Andrés Crisanto "Anto" Santos Gonzales is a former Filipino footballer. He is the current head coach of University of the Philippines women's football team.

==Playing career==

===Club===
Gonzales played for Diliman Victory Liner until 2012 when he was loan by Diliman to Loyola Meralco Sparks and played for the club in the 2012 UFL season. Diliman and Loyola agreed that the former will recall Gonzales in the following season if Diliman gets promoted to the 1st division which they managed to do so. Diliman later bought by Pachanga F.C. and became Pachangca Diliman F.C. Gonzales returned to the newly merged club.

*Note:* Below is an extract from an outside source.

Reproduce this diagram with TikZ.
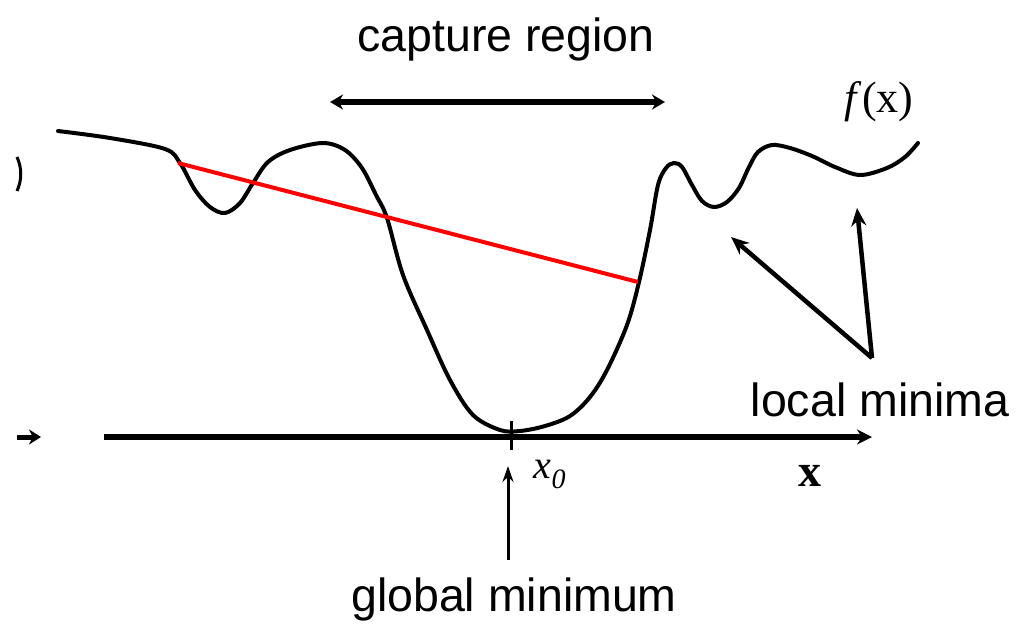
\documentclass[tikz,border=0pt]{standalone}
\usepackage{fontspec}
\setmainfont{Liberation Serif}
\newfontfamily\lsans{Liberation Sans}
\usetikzlibrary{arrows.meta}
\begin{document}
\begin{tikzpicture}[x=1pt,y=-1pt,
  lbl/.style={inner sep=0pt,font=\lsans\fontsize{46.5}{50}\selectfont},
  curve/.style={line width=4pt,line join=round,line cap=round},
  thickarrow/.style={line width=6pt,-{Stealth[length=15pt,width=15pt]}},
  midarrow/.style={line width=4.5pt,-{Stealth[length=18pt,width=15pt]}},
  thinarrow/.style={line width=3pt,-{Stealth[length=16pt,width=11pt]}},
  chord/.style={red,line width=4pt}]
\useasboundingbox (0,0) rectangle (1018,625);
% texts
\node[lbl,anchor=base] (cap) at (506,51) {capture region};
\node[lbl,anchor=base] (glob) at (514,611) {global minimum};
\node[lbl,anchor=base] (loc) at (880,416) {local minima};
\node[inner sep=0pt,anchor=base,font=\fontsize{44}{48}\selectfont] (fx) at (879,112) {\textit{f}(x)};
\node[inner sep=0pt,anchor=base,font=\bfseries\fontsize{46}{50}\selectfont] (xl) at (810,486) {x};
\node[inner sep=0pt,anchor=base,font=\fontsize{40}{44}\selectfont] (x0) at (550,478) {\textit{x}\textsubscript{\textit{0}}};
% capture region arrow
\coordinate (capL) at (330,102);
\coordinate (capR) at (665,102);
\draw[line width=6pt,{Stealth[length=13pt,width=15pt]}-{Stealth[length=13pt,width=15pt]}] (capL) -- (capR);
% axis
\coordinate (axL) at (104,437);
\coordinate (axR) at (872,437);
\draw[thickarrow] (axL) -- (axR);
\coordinate (stubL) at (17,437);
\coordinate (stubR) at (41,437);
\draw[line width=5pt,-{Stealth[length=12pt,width=15pt]}] (stubL) -- (stubR);
% tick at x0
\coordinate (tkT) at (511,421);
\coordinate (tkB) at (511,450);
\draw[line width=3pt] (tkT) -- (tkB);
% fragment at left edge
\draw[line width=3pt] (17,157) .. controls (22,168) and (22,180) .. (17,191);
% function curve
\draw[curve] plot[smooth,tension=0.55] coordinates {
 (58,131) (110,138) (165,149) (180,163) (195,190) (210,207) (225,213)
 (240,203) (253,183) (268,162) (290,150) (323,143) (345,150) (362,168)
 (376,195) (387,218) (403,275) (427,330) (450,380) (473,415) (500,430)
 (520,431) (545,426) (570,416) (590,397) (607,370) (627,325) (639,282)
 (650,230) (658,185) (666,168) (674,163) (682,167) (692,185) (702,201)
 (714,207) (727,202) (739,188) (749,167) (758,152) (772,145) (790,148)
 (812,156) (835,167) (860,175) (887,168) (905,157) (918,143)};
% chord
\coordinate (chA) at (178,163);
\coordinate (chB) at (638,282);
\draw[chord] (chA) -- (chB);
% local minima arrows
\coordinate (lmB) at (872,358);
\coordinate (lmT1) at (731,237);
\coordinate (lmT2) at (857,208);
\draw[midarrow] (lmB) -- (lmT1);
\draw[midarrow] (lmB) -- (lmT2);
% global minimum arrow
\coordinate (gmB) at (508,560);
\coordinate (gmT) at (508,466);
\draw[thinarrow] (gmB) -- (gmT);
\end{tikzpicture}
\end{document}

On December 7, 2015, Loyola announced that they have signed in Gonzales.

===International===
He was also a former player for the Philippine national football team. He was part of the squad that won the 2012 Philippine Peace Cup.

==Coaching career==
Gonzales coaches both the men's and women's team of the University of the Philippines since at least UAAP 76. In 2016 at UAAP Season 78, he led both the women's and men's team of UP to win the UAAP Championships. The 2016 win of the women's team under his watch was the first ever for the squad in their history in playing at UAAP.

In 2019, Gonzales was appointed as assistant coach of the Philippines U-23.

==Career as an educator==
In November 2012, it was reported that Gonzales is teaching at the Physical Education and Sports Science subjects at the UP College of Human Kinetics simultaneously while playing competitively and coaching in football.